- Task description: Word for word, give the material below again, minus any images.

>>>>>

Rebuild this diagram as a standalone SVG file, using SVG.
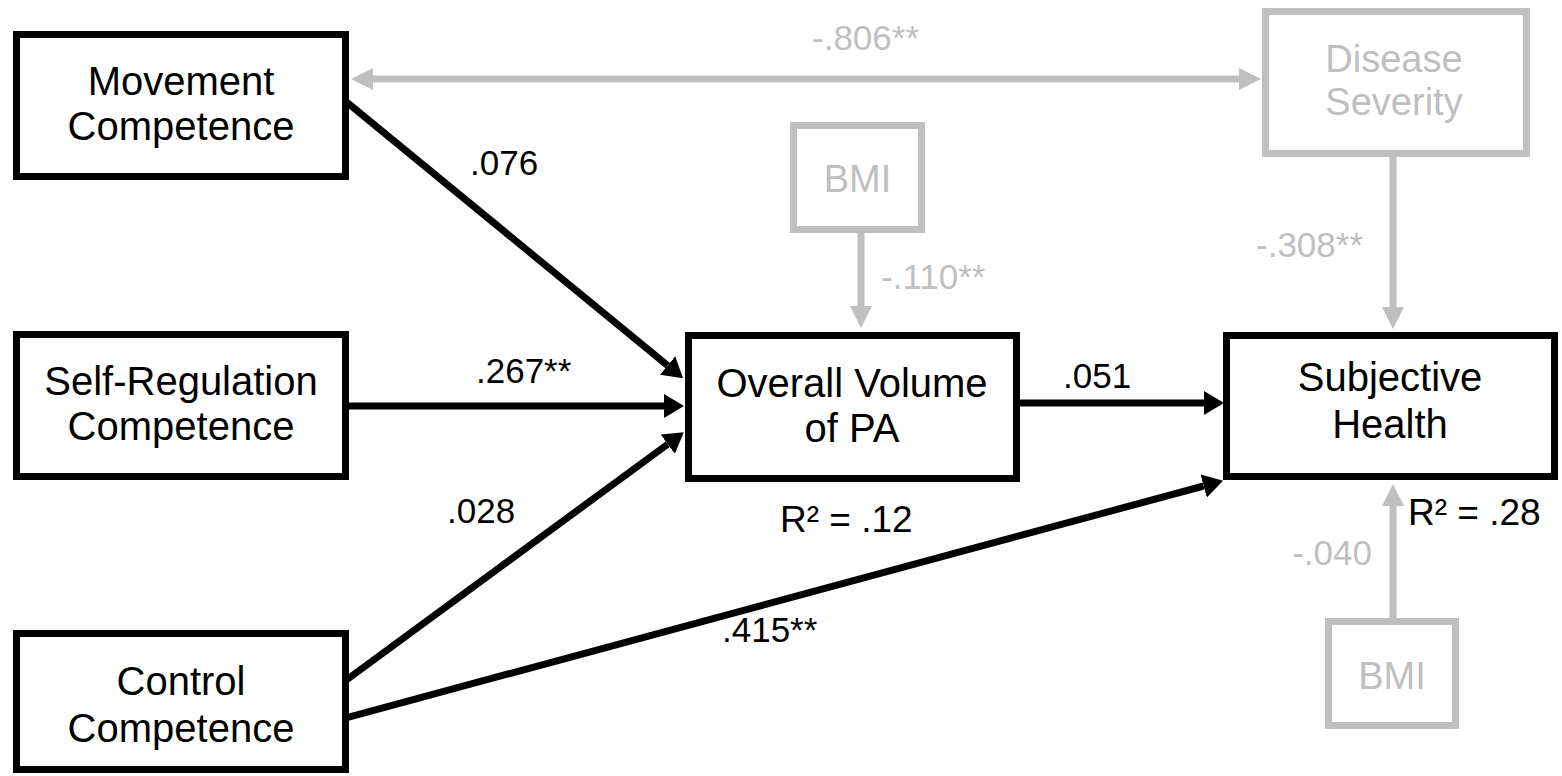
<svg xmlns="http://www.w3.org/2000/svg" width="1562" height="776" viewBox="0 0 1562 776">
  <style>
    .box { fill: #ffffff; stroke: #000000; stroke-width: 7; }
    .gbox { fill: #ffffff; stroke: #bfbfbf; stroke-width: 7; }
    .name { font-family: "Liberation Sans", Arial, sans-serif; font-size: 40px; fill: #000000; text-anchor: middle; }
    .gname { font-family: "Liberation Sans", Arial, sans-serif; font-size: 38px; fill: #bfbfbf; text-anchor: middle; }
    .coef { font-family: "Liberation Sans", Arial, sans-serif; font-size: 35px; fill: #000000; }
    .gcoef { font-family: "Liberation Sans", Arial, sans-serif; font-size: 35px; fill: #bfbfbf; }
    .rsq { font-family: "Liberation Sans", Arial, sans-serif; font-size: 37px; fill: #000000; }
    .path { fill: none; stroke: #000000; stroke-width: 7; }
    .gpath { fill: none; stroke: #bfbfbf; stroke-width: 7; }
  </style>
  <defs>
    <marker id="head" markerUnits="userSpaceOnUse" markerWidth="20" markerHeight="24" refX="0" refY="12" orient="auto">
      <path d="M0,0 L20,12 L0,24 Z" fill="#000000"/>
    </marker>
    <marker id="ghead" markerUnits="userSpaceOnUse" markerWidth="22" markerHeight="22" refX="0" refY="11" orient="auto-start-reverse">
      <path d="M0,0 L22,11 L0,22 Z" fill="#bfbfbf"/>
    </marker>
  </defs>

  <rect width="1562" height="776" fill="#ffffff"/>

  <!-- connectors -->
  <g id="connectors">
    <line class="gpath" x1="373" y1="79" x2="1239" y2="79" marker-start="url(#ghead)" marker-end="url(#ghead)"/>
    <line class="gpath" x1="861" y1="231" x2="861" y2="306" marker-end="url(#ghead)"/>
    <line class="gpath" x1="1393" y1="155" x2="1393" y2="307" marker-end="url(#ghead)"/>
    <line class="gpath" x1="1393" y1="620" x2="1393" y2="506" marker-end="url(#ghead)"/>
    <line class="path" x1="345" y1="100.7" x2="667.6" y2="365.5" marker-end="url(#head)"/>
    <line class="path" x1="347" y1="406" x2="664" y2="406" marker-end="url(#head)"/>
    <line class="path" x1="346" y1="680.2" x2="667.7" y2="444.2" marker-end="url(#head)"/>
    <line class="path" x1="346" y1="717.8" x2="1203.7" y2="486" marker-end="url(#head)"/>
    <line class="path" x1="1018" y1="403" x2="1204" y2="403" marker-end="url(#head)"/>
  </g>

  <!-- nodes -->
  <g id="movement">
    <rect class="box" x="16.5" y="34.5" width="329" height="142"/>
    <text class="name" x="181" y="95">Movement</text>
    <text class="name" x="181" y="140">Competence</text>
  </g>
  <g id="selfregulation">
    <rect class="box" x="16.5" y="334.5" width="329" height="142"/>
    <text class="name" x="181" y="395">Self-Regulation</text>
    <text class="name" x="181" y="440">Competence</text>
  </g>
  <g id="control">
    <rect class="box" x="16.5" y="633.5" width="329" height="136"/>
    <text class="name" x="181" y="695">Control</text>
    <text class="name" x="181" y="742">Competence</text>
  </g>
  <g id="volume">
    <rect class="box" x="688.5" y="335.5" width="328" height="143"/>
    <text class="name" x="852" y="397">Overall Volume</text>
    <text class="name" x="852" y="442">of PA</text>
  </g>
  <g id="health">
    <rect class="box" x="1226.5" y="335.5" width="328" height="141"/>
    <text class="name" x="1390" y="391">Subjective</text>
    <text class="name" x="1390" y="438">Health</text>
  </g>
  <g id="severity">
    <rect class="gbox" x="1265.5" y="11.5" width="261" height="142"/>
    <text class="gname" x="1394" y="72">Disease</text>
    <text class="gname" x="1394" y="115">Severity</text>
  </g>
  <g id="bmi-top">
    <rect class="gbox" x="793.5" y="125.5" width="128" height="104"/>
    <text class="gname" x="857.5" y="192">BMI</text>
  </g>
  <g id="bmi-bottom">
    <rect class="gbox" x="1328.5" y="621.5" width="127" height="104"/>
    <text class="gname" x="1392" y="689">BMI</text>
  </g>

  <!-- path coefficients -->
  <g id="labels">
    <text class="gcoef" x="812" y="50">-.806**</text>
    <text class="coef" x="470" y="175">.076</text>
    <text class="gcoef" x="881" y="289">-.110**</text>
    <text class="gcoef" x="1256" y="257">-.308**</text>
    <text class="coef" x="476" y="383">.267**</text>
    <text class="coef" x="1063" y="388">.051</text>
    <text class="coef" x="447" y="523">.028</text>
    <text class="coef" x="722" y="642">.415**</text>
    <text class="gcoef" x="1372" y="565" text-anchor="end">-.040</text>
    <text class="rsq" x="780" y="532">R² = .12</text>
    <text class="rsq" x="1408" y="525">R² = .28</text>
  </g>
</svg>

<<<<<

- Task solution:
Rebuild this diagram as a standalone SVG file, using SVG.
<svg xmlns="http://www.w3.org/2000/svg" width="1562" height="776" viewBox="0 0 1562 776">
  <style>
    .box { fill: #ffffff; stroke: #000000; stroke-width: 7; }
    .gbox { fill: #ffffff; stroke: #bfbfbf; stroke-width: 7; }
    .name { font-family: "Liberation Sans", Arial, sans-serif; font-size: 40px; fill: #000000; text-anchor: middle; }
    .gname { font-family: "Liberation Sans", Arial, sans-serif; font-size: 38px; fill: #bfbfbf; text-anchor: middle; }
    .coef { font-family: "Liberation Sans", Arial, sans-serif; font-size: 35px; fill: #000000; }
    .gcoef { font-family: "Liberation Sans", Arial, sans-serif; font-size: 35px; fill: #bfbfbf; }
    .rsq { font-family: "Liberation Sans", Arial, sans-serif; font-size: 37px; fill: #000000; }
    .path { fill: none; stroke: #000000; stroke-width: 7; }
    .gpath { fill: none; stroke: #bfbfbf; stroke-width: 7; }
  </style>
  <defs>
    <marker id="head" markerUnits="userSpaceOnUse" markerWidth="20" markerHeight="24" refX="0" refY="12" orient="auto">
      <path d="M0,0 L20,12 L0,24 Z" fill="#000000"/>
    </marker>
    <marker id="ghead" markerUnits="userSpaceOnUse" markerWidth="22" markerHeight="22" refX="0" refY="11" orient="auto-start-reverse">
      <path d="M0,0 L22,11 L0,22 Z" fill="#bfbfbf"/>
    </marker>
  </defs>

  <rect width="1562" height="776" fill="#ffffff"/>

  <!-- connectors -->
  <g id="connectors">
    <line class="gpath" x1="373" y1="79" x2="1239" y2="79" marker-start="url(#ghead)" marker-end="url(#ghead)"/>
    <line class="gpath" x1="861" y1="231" x2="861" y2="306" marker-end="url(#ghead)"/>
    <line class="gpath" x1="1393" y1="155" x2="1393" y2="307" marker-end="url(#ghead)"/>
    <line class="gpath" x1="1393" y1="620" x2="1393" y2="506" marker-end="url(#ghead)"/>
    <line class="path" x1="345" y1="100.7" x2="667.6" y2="365.5" marker-end="url(#head)"/>
    <line class="path" x1="347" y1="406" x2="664" y2="406" marker-end="url(#head)"/>
    <line class="path" x1="346" y1="680.2" x2="667.7" y2="444.2" marker-end="url(#head)"/>
    <line class="path" x1="346" y1="717.8" x2="1203.7" y2="486" marker-end="url(#head)"/>
    <line class="path" x1="1018" y1="403" x2="1204" y2="403" marker-end="url(#head)"/>
  </g>

  <!-- nodes -->
  <g id="movement">
    <rect class="box" x="16.5" y="34.5" width="329" height="142"/>
    <text class="name" x="181" y="95">Movement</text>
    <text class="name" x="181" y="140">Competence</text>
  </g>
  <g id="selfregulation">
    <rect class="box" x="16.5" y="334.5" width="329" height="142"/>
    <text class="name" x="181" y="395">Self-Regulation</text>
    <text class="name" x="181" y="440">Competence</text>
  </g>
  <g id="control">
    <rect class="box" x="16.5" y="633.5" width="329" height="136"/>
    <text class="name" x="181" y="695">Control</text>
    <text class="name" x="181" y="742">Competence</text>
  </g>
  <g id="volume">
    <rect class="box" x="688.5" y="335.5" width="328" height="143"/>
    <text class="name" x="852" y="397">Overall Volume</text>
    <text class="name" x="852" y="442">of PA</text>
  </g>
  <g id="health">
    <rect class="box" x="1226.5" y="335.5" width="328" height="141"/>
    <text class="name" x="1390" y="391">Subjective</text>
    <text class="name" x="1390" y="438">Health</text>
  </g>
  <g id="severity">
    <rect class="gbox" x="1265.5" y="11.5" width="261" height="142"/>
    <text class="gname" x="1394" y="72">Disease</text>
    <text class="gname" x="1394" y="115">Severity</text>
  </g>
  <g id="bmi-top">
    <rect class="gbox" x="793.5" y="125.5" width="128" height="104"/>
    <text class="gname" x="857.5" y="192">BMI</text>
  </g>
  <g id="bmi-bottom">
    <rect class="gbox" x="1328.5" y="621.5" width="127" height="104"/>
    <text class="gname" x="1392" y="689">BMI</text>
  </g>

  <!-- path coefficients -->
  <g id="labels">
    <text class="gcoef" x="812" y="50">-.806**</text>
    <text class="coef" x="470" y="175">.076</text>
    <text class="gcoef" x="881" y="289">-.110**</text>
    <text class="gcoef" x="1256" y="257">-.308**</text>
    <text class="coef" x="476" y="383">.267**</text>
    <text class="coef" x="1063" y="388">.051</text>
    <text class="coef" x="447" y="523">.028</text>
    <text class="coef" x="722" y="642">.415**</text>
    <text class="gcoef" x="1372" y="565" text-anchor="end">-.040</text>
    <text class="rsq" x="780" y="532">R² = .12</text>
    <text class="rsq" x="1408" y="525">R² = .28</text>
  </g>
</svg>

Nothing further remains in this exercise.